That's not nostalgia; those are facts. The facts for unionized working class life in the U.S.A. It is also a fact that after the free market was introduced, life expectancy in the FSU plumetted by a good ten years, prostitution and drug use exploded, savings were wiped out, and the common good was looted to the actual loss of most people.
Harkening back to a "golden time" may be endemic to the human race, but I don't remember my parents harkening back to the depression or the second world war, which was the period of their youth.
Joanna
James Heartfield wrote:
> Nostalgia is not specific to the Soviet Union, lots of Americans
> think that the past was preferable to the present, too.
>
> Which good old days? - various age groups' perceptions of past times
>
> American Demographics, April, 1996 by Diane Crispell
>
> Baby boomers take the rap for the return of "The Brady Bunch" and
> other signs of the decline of American popular culture. But
> they're not the only ones bitten by the nostalgia bug. Over half
> of adults of all ages think that things were better in the past
> than they are today, according to Roper Starch Worldwide of New
> York City. One-third think things are better now than yesterday,
> and 12 percent aren't convinced there's any difference. This
> hasn't always been the case. In 1974, despite disco, 54 percent of
> adults preferred the present over the past.
>
> The share of adults who think the "good old days" were better
> rises somewhat with age, from 52 percent of those under age 30 to
> 58 percent of those aged 45 and older. People with more education
> and money find yesterday less alluring. A lower-than-average 44
> percent of college graduates prefer the past over the present, as
> do 47 percent of those in professional and executive jobs and half
> of those with household incomes of $50,000 or more. It's no
> surprise that the societal leaders Roper calls Influentials are
> the most live-for-today types; just 38 percent prefer the past,
> while 49 percent vote against.
>
> Sixty-five percent of people who didn't graduate from high school
> yearn for the past, perhaps because their lives haven't turned out
> as they had hoped. Another group of adults who strongly prefer the
> past are those with children under age 8. Sixty-two percent of
> pooped parents say that some point in the past-presumably any
> point without rug rats--was superior to today's nonstop circus of
> diaper rash and helping with homework.
>
> Parents with young children are desperate for a change of pace.

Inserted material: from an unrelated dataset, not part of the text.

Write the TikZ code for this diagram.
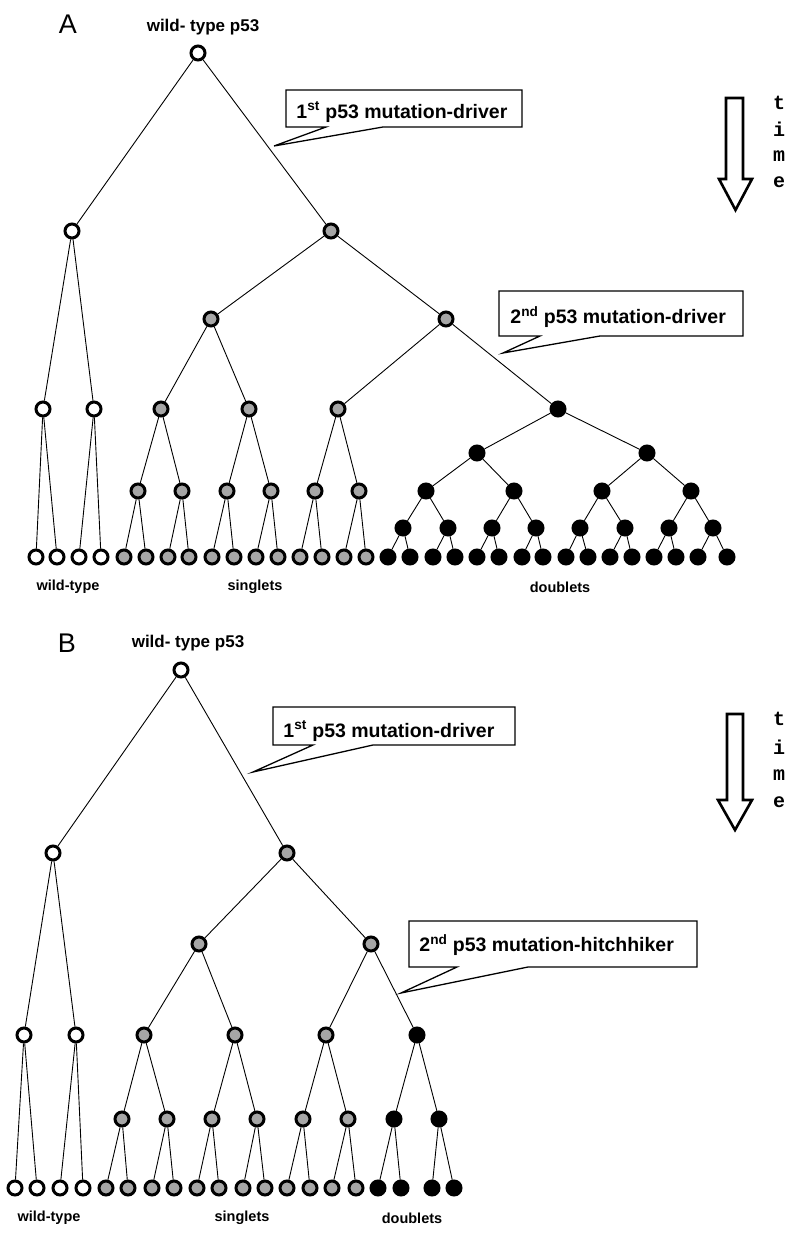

> When asked what period they consider the epitome of the good old
> days, they choose the much-maligned 1970s. This reflects a common
> pattern. Most people look no further than their own youth to
> define the good old days. Boomers aged 30 to 44 split their vote
> for best era of the past between the critically acclaimed 1960s
> and the 1970s.
>
> Younger adults have a shorter time frame for comparison. Those
> under age 30 are almost as likely as young boomers to vote for the
> 1970s, but a slightly larger group, 24 percent, considers the
> 1980s the best of the bunch. To those who've been around longer,
> the 1980s are too close for comfort. Only 4 percent of those aged
> 45 and older think that the Reagan and Bush years were golden
> ones. Predictably, those aged 45 to 59 much prefer the 1950s and
> 1960s, while those aged 60 and older go for the 1940s and 1950s.
>
> Nostalgia won't sell everything. Kids of the 1990s have accepted
> tie-dye, but some things are best forgotten. Hopefully, we will
> never again see the short plaid bell-bottoms sported by the Bay
> City Rollers. Or their hair, either.
>
> Other Roper surveys reveal that nostalgia doesn't drive media
> behavior or hobby pursuits. People choose to read about, watch,
> and do things based on the "here and now." Yet flashes of the past
> are undoubtedly having an effect on certain purchases. Aesthetic
> value alone can't explain the resurgence of Troll dolls.